I shamefully revealed in the blog that growing out my gray hair is a feeble attempt at authenticity. There’s an inexplicable mashup of identity, informed by post-50 angst combined with new-found freedom of movement, infused with teachings from my Indian family members and a journey of self-discovery.
So I’m pleased to watch the British series called Wallander (penned by Henning Mankell) that features Kenneth Branagh as a depressive Swedish detective. I’m a sucker for British detective shows (although technically this is logged under Scanda-mystery) and Wallander (Branagh) is a real mess. His face is puffy, eyes pink and swollen, and his face is unshaven. He’s overweight and overwrought. He’s thoroughly depressed. Yet he slogs onward, solving cases with slow-motion resignation.
I wonder: are there women of the same ilk that serve as role models for the post-50 set?
In the detective series Prime Suspect, Helen Mirren commands a detective squad with great authority, but she’s never unkempt. In the new North American program Harry’s Law, Kathy Bates plays an attorney pushing 60 who is thrust into a new gambit, saving souls in the ghetto.
Like Mirren’s character, Bates is a commanding figure: a smart, no-nonsense problem-solver. But no lock is out of place and no runs in the pantyhose.

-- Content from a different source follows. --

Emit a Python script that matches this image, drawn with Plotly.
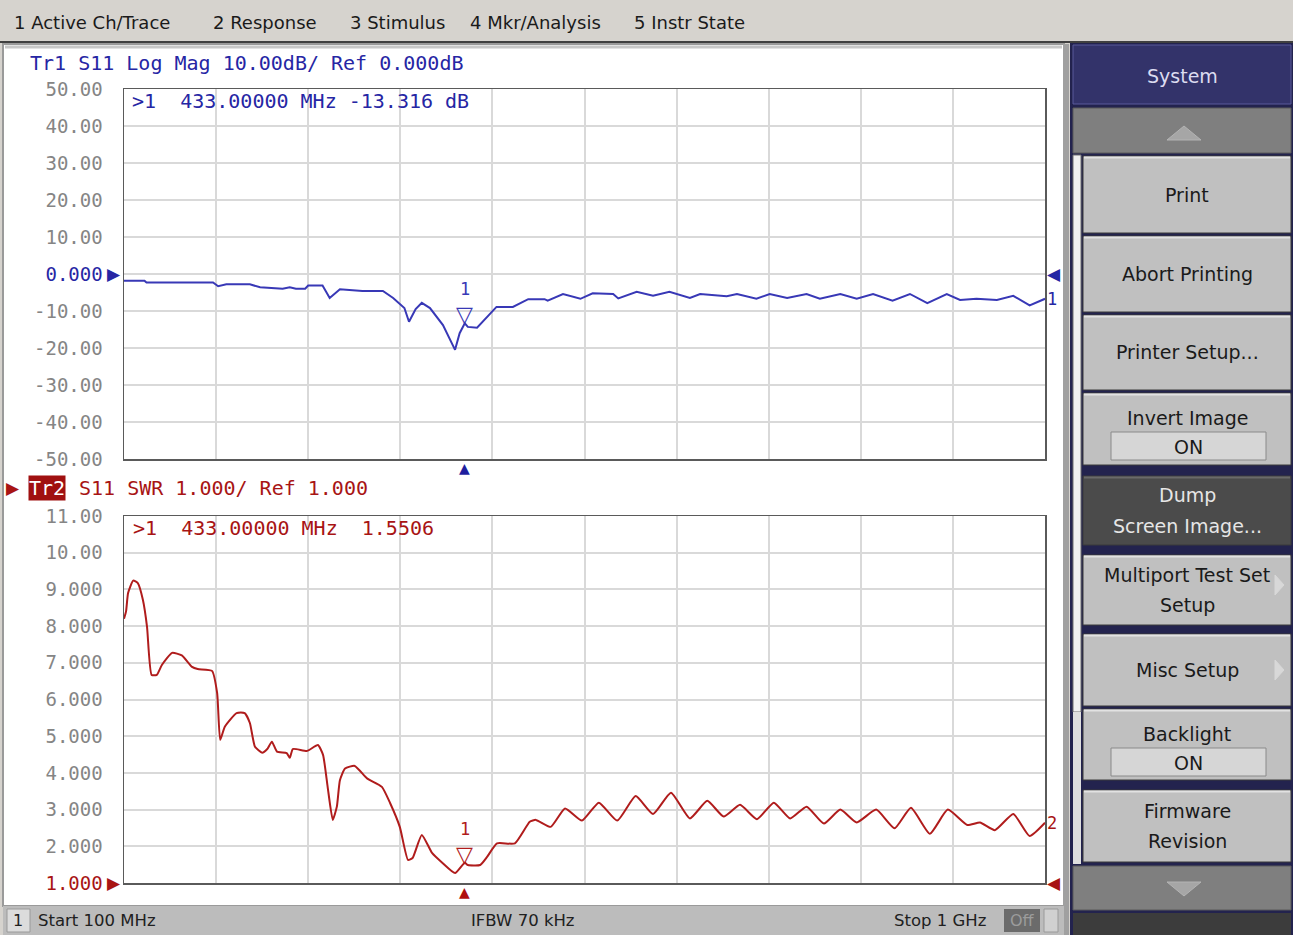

Strong, professional female television characters are a step behind men in the sense that they can’t appear slovenly and competent. While Branagh’s Wallander can hardly get out of bed in the morning, the lawyer Bates plays can’t miss a beat or she’ll be mowed down by attorneys and judges, not to mention the neighborhood gangs.
One exception is Holly Hunter’s bravura performance of Grace Hanadarko (the character is part American Indian, by the way), a cop in the cable-drama Saving Grace. She’s battered by heavy drinking and smoking, and invites strangers home to her bed, in the same vein as male cop icons.
But Grace isn’t in her 50s: she still cute and sexy; she wears her jeans tight, her hair long, and drives a Porsche. Her character reframes the madonna-whore to angel-whore (angels are important to the story line). She wakes up in backseat of her car after a night of heavy drinking and finds her brassiere stuck to the windshield wiper. Slovenly, but cute, and yet another chance to see Hunter’s perfect body, topless.
But I’m still waiting for a female role model for my generation: competent, powerful, loving, smart, gray-haired, wrinkled, paunchy, and, yes, slovenly.
Do you realize that you have described yourself in that last paragraph? Well, minus the paunchy and slovenly. You are a role model to many of us.
LikeLike
That’s a kind thought! Thanks! I will try better to be slovenly.